October 03, 2016 | 12:50 | Dubai

We all understand the criticality of diversification within a portfolio. It is an essential to risk-return management. Portfolio diversification is done with the intent of lowering the volatility of a portfolio – this as not all asset categories (stocks, precious metals, bonds, etc.) may move together. Holding a variety of non-correlated assets can significantly reduce risks. This decreases the volatility of the portfolio because different assets should be rising and falling at different times; smoothing out the returns of the portfolio as a whole.

Hence, it is essential one understands the correlation between asset classes within a portfolio. Correlation is a statistic that measures the degree to which two securities/ asset classes move in relation to each other. A perfect positive correlation means that the correlation coefficient is exactly 1. This implies that as one security moves, either up or down, the other security moves in the same direction. A perfect negative correlation means that two assets move in opposite directions, while a zero correlation implies no relationship at all.

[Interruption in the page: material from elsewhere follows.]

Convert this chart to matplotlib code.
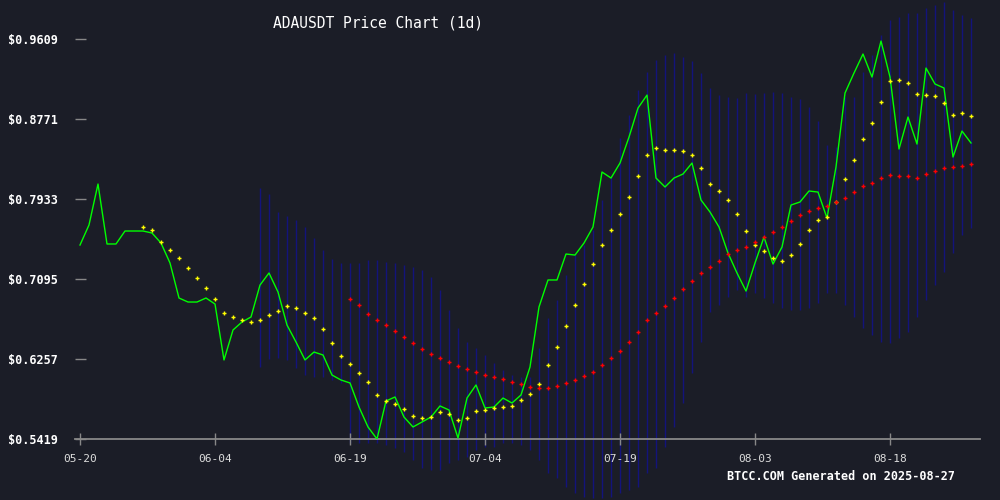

It is a general belief the Equities and Precious Metals move in opposite directions. Thus, in times of a risk-on sentiment, equities become the flavor of the day and precious metals take a backseat. Similarly, precious metals are viewed as safe haven assets and it is generally recommended to be part of the portfolio as a safety net for a rainy day. However, a back of the envelope calculation reveals that the S&P 500 (taken as a representative of Equity) and Gold have had a correlation of 0.81 for the current year, indicating the high degree of positive correlation. This simply means, Equities have risen and so has gold. This high degree of correlation could also work in the opposite manner creating a detrimental effect on the risk-return objectives of a portfolio.

Hence, it is essential one pays attention to correlation. Using past prices, a simple excel calculation can reveal critical insights which could help one setup a portfolio ensuring true diversification both amongst asset classes and within specific assets.